● **Work to do**
Check every line of the material below for the string "document", and return the ones that have it.

● **Recorded data**
_ _ _ _ _
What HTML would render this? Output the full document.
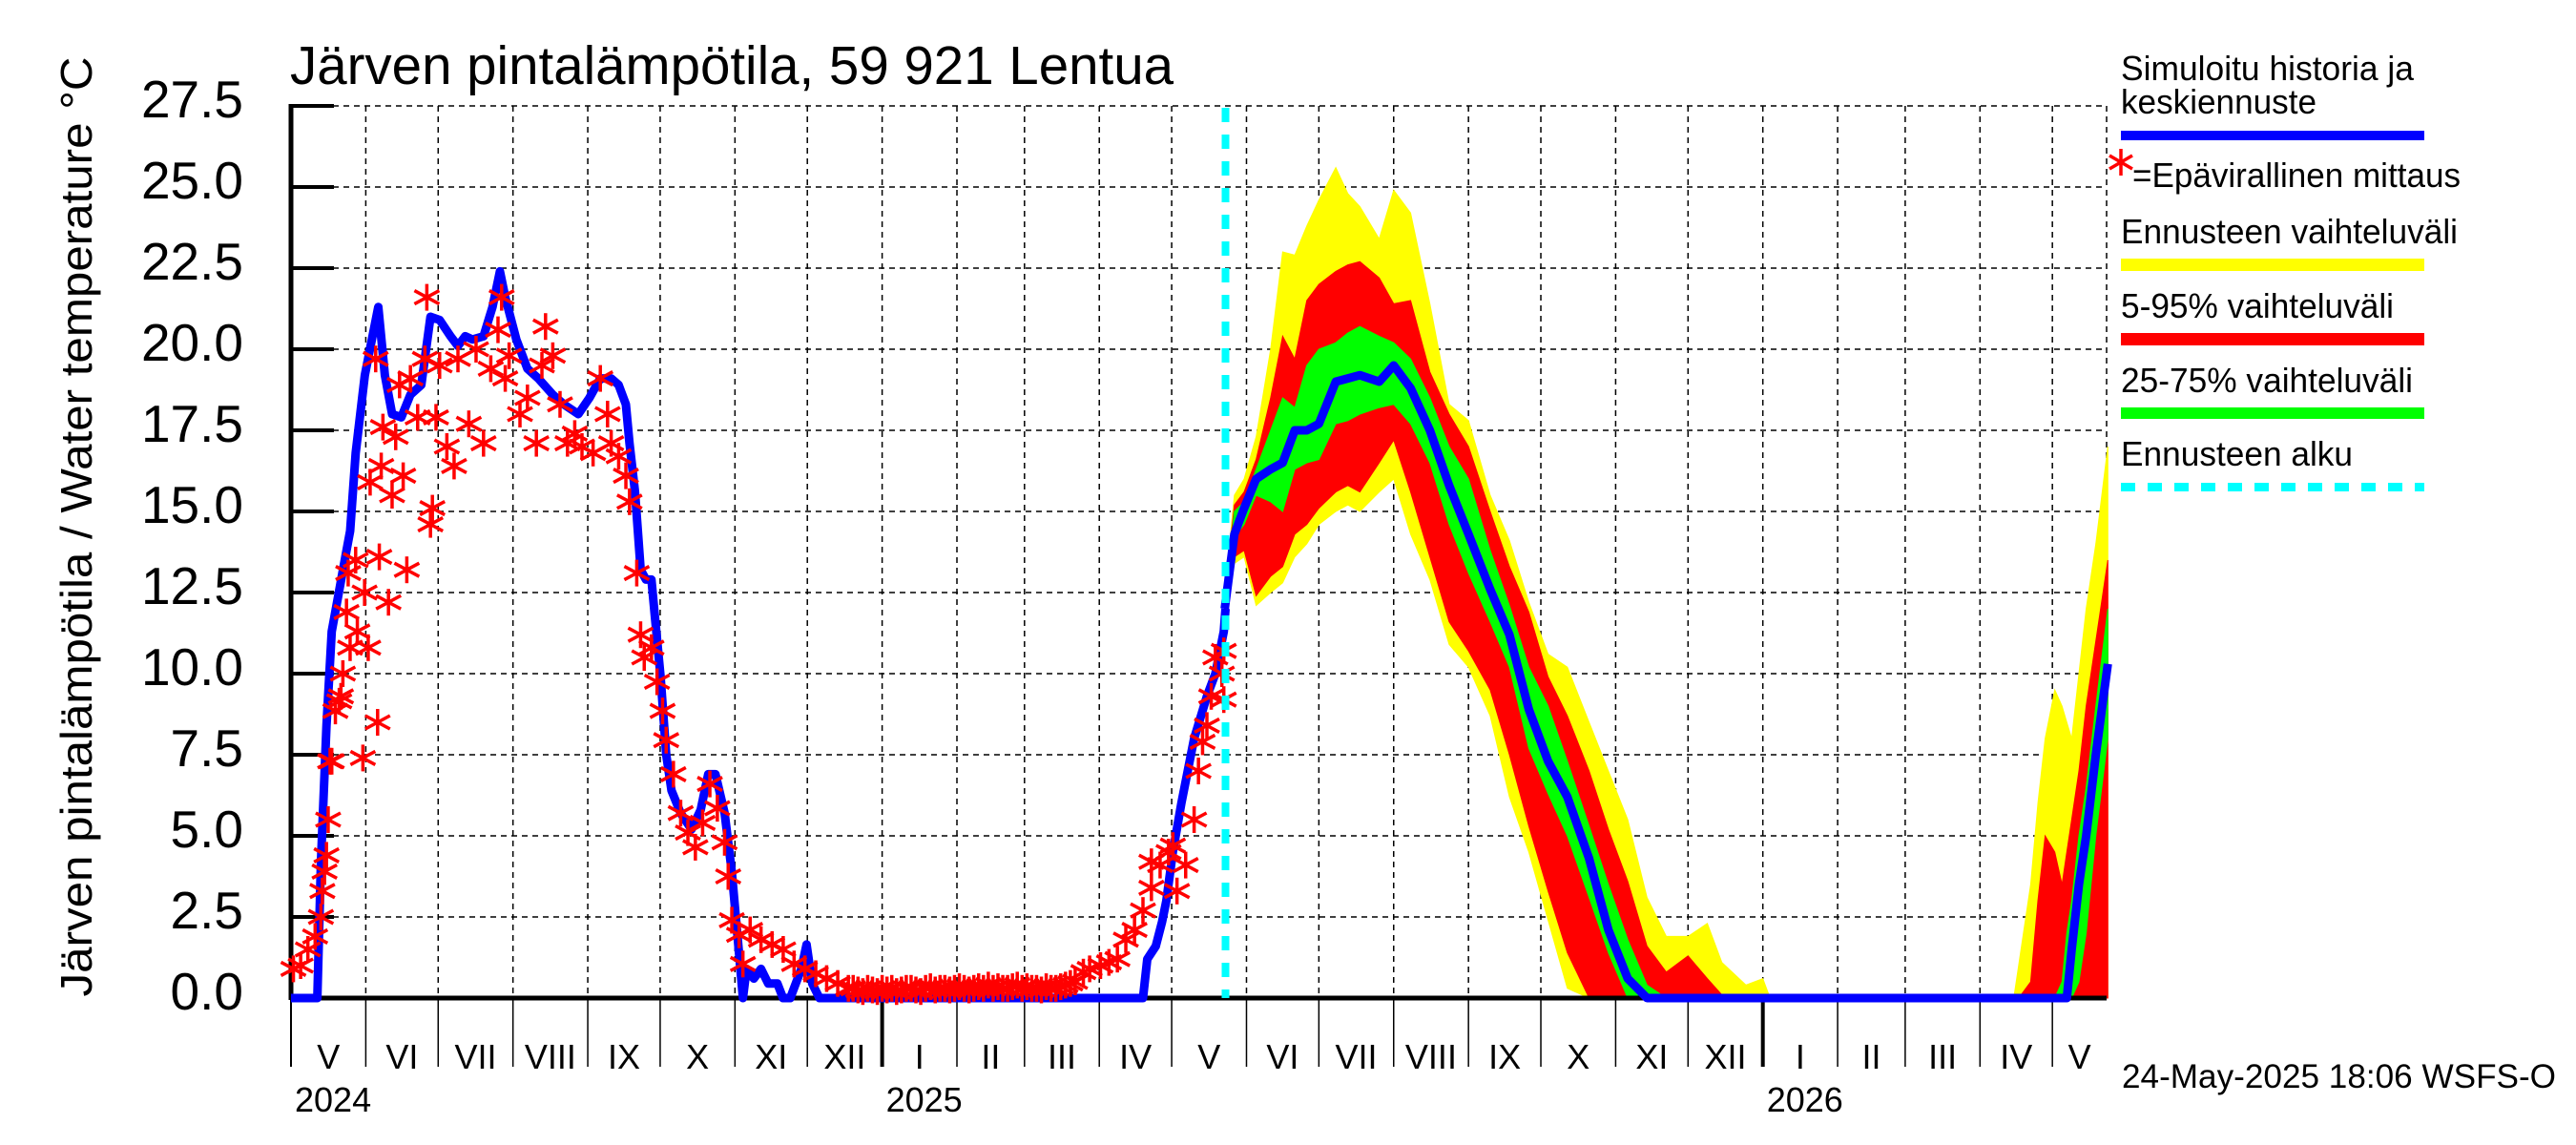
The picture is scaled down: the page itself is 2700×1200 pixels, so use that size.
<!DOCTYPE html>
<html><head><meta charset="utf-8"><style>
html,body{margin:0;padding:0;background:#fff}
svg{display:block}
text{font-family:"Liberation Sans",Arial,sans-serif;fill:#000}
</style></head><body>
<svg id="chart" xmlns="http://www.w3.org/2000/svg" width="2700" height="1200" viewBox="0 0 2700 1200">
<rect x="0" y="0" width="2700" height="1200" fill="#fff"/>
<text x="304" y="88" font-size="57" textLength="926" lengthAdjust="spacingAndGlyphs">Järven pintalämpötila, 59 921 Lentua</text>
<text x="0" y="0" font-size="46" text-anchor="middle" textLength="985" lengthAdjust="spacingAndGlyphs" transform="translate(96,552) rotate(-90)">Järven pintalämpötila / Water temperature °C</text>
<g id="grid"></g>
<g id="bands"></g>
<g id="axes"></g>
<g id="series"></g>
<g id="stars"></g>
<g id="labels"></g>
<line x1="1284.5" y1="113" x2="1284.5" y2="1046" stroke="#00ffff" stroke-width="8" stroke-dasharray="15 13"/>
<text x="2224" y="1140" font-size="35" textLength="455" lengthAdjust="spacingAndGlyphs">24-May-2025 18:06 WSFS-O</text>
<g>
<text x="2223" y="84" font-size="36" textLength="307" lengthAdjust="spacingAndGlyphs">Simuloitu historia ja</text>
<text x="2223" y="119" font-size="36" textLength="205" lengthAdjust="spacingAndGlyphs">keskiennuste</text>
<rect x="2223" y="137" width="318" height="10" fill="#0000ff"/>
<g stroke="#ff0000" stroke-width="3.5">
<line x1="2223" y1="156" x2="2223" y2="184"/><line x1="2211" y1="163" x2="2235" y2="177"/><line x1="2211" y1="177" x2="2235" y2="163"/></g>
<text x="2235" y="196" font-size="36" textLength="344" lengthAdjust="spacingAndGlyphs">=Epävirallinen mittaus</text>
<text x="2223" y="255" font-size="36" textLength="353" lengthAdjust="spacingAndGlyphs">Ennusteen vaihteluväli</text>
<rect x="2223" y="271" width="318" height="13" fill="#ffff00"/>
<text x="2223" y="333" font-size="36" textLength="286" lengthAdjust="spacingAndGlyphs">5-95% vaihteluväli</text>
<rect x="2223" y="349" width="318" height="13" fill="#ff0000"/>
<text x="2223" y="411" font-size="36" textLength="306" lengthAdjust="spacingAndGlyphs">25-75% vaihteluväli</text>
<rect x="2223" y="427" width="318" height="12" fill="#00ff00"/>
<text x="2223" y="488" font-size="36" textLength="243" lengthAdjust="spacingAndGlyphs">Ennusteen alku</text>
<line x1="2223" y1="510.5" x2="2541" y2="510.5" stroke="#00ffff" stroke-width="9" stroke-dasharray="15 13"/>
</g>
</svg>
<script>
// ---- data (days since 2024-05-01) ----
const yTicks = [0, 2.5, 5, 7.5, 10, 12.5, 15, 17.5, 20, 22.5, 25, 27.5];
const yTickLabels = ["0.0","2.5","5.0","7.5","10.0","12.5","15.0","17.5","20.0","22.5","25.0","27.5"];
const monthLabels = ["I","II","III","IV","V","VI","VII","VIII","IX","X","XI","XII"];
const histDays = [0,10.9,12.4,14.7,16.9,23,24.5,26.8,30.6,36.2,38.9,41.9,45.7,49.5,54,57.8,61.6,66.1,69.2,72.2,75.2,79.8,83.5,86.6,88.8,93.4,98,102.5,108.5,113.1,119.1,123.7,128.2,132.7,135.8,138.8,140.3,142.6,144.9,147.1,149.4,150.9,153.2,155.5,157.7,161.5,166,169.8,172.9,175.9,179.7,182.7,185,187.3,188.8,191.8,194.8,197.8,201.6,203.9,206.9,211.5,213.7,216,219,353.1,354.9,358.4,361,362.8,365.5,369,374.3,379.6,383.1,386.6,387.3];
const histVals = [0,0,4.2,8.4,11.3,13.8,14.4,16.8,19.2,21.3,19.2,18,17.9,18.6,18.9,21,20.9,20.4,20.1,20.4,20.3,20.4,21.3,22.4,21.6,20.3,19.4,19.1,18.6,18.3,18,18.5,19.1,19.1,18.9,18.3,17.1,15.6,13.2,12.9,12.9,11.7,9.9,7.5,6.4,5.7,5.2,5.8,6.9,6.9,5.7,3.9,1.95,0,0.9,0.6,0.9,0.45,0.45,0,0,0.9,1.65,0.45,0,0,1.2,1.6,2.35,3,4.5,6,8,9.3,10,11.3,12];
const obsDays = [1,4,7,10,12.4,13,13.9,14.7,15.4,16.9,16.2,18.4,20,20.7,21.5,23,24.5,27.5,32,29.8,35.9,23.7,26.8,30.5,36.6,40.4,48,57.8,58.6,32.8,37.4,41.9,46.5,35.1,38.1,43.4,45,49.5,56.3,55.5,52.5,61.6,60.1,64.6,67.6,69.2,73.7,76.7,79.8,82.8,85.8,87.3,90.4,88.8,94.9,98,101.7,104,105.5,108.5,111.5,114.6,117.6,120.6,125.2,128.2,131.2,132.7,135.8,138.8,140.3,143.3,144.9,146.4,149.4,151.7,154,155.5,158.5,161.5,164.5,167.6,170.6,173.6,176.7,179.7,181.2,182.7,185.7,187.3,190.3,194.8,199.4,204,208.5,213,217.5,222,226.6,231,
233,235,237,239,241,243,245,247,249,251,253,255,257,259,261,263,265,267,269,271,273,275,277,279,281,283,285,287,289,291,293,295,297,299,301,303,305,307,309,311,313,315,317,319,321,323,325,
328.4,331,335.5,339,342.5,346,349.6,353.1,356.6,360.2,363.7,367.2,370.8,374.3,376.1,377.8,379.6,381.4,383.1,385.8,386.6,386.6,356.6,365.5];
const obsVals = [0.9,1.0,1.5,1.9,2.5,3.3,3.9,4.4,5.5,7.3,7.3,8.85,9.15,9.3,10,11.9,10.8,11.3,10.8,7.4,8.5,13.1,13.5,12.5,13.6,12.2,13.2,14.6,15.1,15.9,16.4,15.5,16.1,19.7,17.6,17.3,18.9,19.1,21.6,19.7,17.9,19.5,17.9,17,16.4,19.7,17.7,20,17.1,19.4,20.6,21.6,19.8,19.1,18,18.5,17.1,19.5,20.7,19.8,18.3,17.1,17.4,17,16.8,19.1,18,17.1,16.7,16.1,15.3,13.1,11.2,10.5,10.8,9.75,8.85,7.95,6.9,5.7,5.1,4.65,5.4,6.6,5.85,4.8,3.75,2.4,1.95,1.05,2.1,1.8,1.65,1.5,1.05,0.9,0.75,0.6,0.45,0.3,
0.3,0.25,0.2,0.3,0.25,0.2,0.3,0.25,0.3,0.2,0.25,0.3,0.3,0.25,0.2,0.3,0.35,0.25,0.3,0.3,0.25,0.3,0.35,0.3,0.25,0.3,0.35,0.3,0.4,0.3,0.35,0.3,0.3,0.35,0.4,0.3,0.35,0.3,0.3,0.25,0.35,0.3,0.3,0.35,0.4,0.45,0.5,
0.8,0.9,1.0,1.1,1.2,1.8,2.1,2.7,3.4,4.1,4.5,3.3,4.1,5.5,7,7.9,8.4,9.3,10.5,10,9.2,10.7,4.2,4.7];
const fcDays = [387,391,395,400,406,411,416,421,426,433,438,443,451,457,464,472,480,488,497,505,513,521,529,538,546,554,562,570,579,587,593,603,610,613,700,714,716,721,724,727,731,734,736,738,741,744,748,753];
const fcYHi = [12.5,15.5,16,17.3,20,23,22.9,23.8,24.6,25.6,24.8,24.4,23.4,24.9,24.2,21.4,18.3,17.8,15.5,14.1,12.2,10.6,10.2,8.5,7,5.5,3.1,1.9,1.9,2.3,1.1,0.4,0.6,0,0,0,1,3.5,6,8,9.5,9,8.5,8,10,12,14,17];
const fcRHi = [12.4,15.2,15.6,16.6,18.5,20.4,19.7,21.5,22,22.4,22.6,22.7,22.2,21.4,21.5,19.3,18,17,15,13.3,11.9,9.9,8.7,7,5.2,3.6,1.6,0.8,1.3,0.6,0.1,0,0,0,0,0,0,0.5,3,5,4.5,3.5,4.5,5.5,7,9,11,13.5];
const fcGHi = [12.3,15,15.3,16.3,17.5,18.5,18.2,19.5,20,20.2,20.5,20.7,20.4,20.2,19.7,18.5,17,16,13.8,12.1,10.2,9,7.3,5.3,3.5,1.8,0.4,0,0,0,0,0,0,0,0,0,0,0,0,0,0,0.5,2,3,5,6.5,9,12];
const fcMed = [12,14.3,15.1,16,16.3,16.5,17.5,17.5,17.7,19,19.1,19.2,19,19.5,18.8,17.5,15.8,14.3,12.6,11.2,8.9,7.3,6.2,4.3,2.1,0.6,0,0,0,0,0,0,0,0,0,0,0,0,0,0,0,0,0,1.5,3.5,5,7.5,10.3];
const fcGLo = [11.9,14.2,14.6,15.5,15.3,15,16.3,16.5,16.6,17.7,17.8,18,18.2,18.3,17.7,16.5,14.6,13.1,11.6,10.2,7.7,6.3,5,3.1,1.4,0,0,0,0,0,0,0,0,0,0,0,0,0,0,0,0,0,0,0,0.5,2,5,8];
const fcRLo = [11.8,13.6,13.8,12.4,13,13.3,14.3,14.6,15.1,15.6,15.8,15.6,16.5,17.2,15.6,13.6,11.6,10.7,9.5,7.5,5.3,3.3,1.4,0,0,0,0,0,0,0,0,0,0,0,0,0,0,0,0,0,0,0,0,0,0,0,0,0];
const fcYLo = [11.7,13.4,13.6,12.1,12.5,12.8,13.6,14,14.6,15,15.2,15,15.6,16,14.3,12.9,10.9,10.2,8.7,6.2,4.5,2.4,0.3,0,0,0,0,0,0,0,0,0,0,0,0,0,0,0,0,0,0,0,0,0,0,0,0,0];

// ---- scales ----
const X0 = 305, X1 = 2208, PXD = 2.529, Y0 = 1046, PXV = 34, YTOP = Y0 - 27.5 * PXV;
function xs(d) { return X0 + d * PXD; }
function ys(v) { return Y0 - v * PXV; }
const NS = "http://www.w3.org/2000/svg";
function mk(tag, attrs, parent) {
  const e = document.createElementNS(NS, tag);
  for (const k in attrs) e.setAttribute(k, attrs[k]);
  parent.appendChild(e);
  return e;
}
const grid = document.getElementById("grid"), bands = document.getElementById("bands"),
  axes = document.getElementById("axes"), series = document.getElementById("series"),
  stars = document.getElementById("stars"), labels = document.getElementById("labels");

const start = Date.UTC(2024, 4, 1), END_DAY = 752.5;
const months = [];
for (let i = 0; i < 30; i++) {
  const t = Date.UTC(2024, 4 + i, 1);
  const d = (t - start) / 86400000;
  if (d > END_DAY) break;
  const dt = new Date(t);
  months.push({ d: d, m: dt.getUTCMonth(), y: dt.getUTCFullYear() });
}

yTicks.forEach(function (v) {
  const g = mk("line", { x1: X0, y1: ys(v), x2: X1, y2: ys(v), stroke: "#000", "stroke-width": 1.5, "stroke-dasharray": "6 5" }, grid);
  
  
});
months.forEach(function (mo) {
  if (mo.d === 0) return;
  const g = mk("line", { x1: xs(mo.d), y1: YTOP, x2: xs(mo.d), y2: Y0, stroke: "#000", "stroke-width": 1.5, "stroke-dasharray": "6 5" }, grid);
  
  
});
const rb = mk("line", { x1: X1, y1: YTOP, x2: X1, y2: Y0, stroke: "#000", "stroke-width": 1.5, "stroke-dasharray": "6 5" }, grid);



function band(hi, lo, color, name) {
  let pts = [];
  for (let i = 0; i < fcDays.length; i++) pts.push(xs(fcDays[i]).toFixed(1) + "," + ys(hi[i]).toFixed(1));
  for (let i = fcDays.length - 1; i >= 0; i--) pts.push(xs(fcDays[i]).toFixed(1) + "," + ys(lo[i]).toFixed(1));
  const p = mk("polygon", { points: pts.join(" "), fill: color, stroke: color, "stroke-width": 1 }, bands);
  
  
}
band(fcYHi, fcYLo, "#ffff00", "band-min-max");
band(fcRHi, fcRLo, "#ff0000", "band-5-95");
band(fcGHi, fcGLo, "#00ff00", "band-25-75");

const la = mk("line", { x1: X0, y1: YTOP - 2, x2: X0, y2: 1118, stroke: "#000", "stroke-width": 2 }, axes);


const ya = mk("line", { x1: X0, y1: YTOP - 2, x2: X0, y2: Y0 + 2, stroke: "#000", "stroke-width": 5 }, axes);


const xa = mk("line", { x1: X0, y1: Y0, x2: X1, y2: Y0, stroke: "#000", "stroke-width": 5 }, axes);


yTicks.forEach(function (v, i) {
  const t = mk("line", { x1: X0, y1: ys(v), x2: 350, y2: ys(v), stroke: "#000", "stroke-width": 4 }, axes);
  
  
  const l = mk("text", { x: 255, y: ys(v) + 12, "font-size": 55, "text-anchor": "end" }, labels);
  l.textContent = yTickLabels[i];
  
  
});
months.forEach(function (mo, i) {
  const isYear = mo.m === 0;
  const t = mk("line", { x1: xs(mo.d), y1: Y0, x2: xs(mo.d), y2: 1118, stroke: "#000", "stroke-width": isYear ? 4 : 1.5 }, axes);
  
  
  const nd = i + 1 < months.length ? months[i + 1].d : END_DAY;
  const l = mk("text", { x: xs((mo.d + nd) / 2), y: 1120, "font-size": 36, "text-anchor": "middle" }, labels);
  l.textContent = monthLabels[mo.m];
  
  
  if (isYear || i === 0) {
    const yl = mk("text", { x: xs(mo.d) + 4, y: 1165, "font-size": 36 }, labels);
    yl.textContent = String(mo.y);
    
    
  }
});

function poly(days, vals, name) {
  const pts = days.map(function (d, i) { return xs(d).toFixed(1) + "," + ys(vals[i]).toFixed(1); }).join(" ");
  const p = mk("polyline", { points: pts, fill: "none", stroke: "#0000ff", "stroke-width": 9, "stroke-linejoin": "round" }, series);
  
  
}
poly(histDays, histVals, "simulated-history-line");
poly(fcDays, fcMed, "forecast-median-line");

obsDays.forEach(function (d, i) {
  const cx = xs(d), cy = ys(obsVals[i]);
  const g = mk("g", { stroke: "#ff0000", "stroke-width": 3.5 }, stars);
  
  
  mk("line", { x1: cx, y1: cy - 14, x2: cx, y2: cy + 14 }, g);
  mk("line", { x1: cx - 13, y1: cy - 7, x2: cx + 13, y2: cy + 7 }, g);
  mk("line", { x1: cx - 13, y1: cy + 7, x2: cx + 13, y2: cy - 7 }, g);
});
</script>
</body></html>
_ _ _ _ _
● **Solution to the exercise**
What HTML would render this? Output the full document.
  const e = document.createElementNS(NS, tag);
const grid = document.getElementById("grid"), bands = document.getElementById("bands"),
  axes = document.getElementById("axes"), series = document.getElementById("series"),
  stars = document.getElementById("stars"), labels = document.getElementById("labels");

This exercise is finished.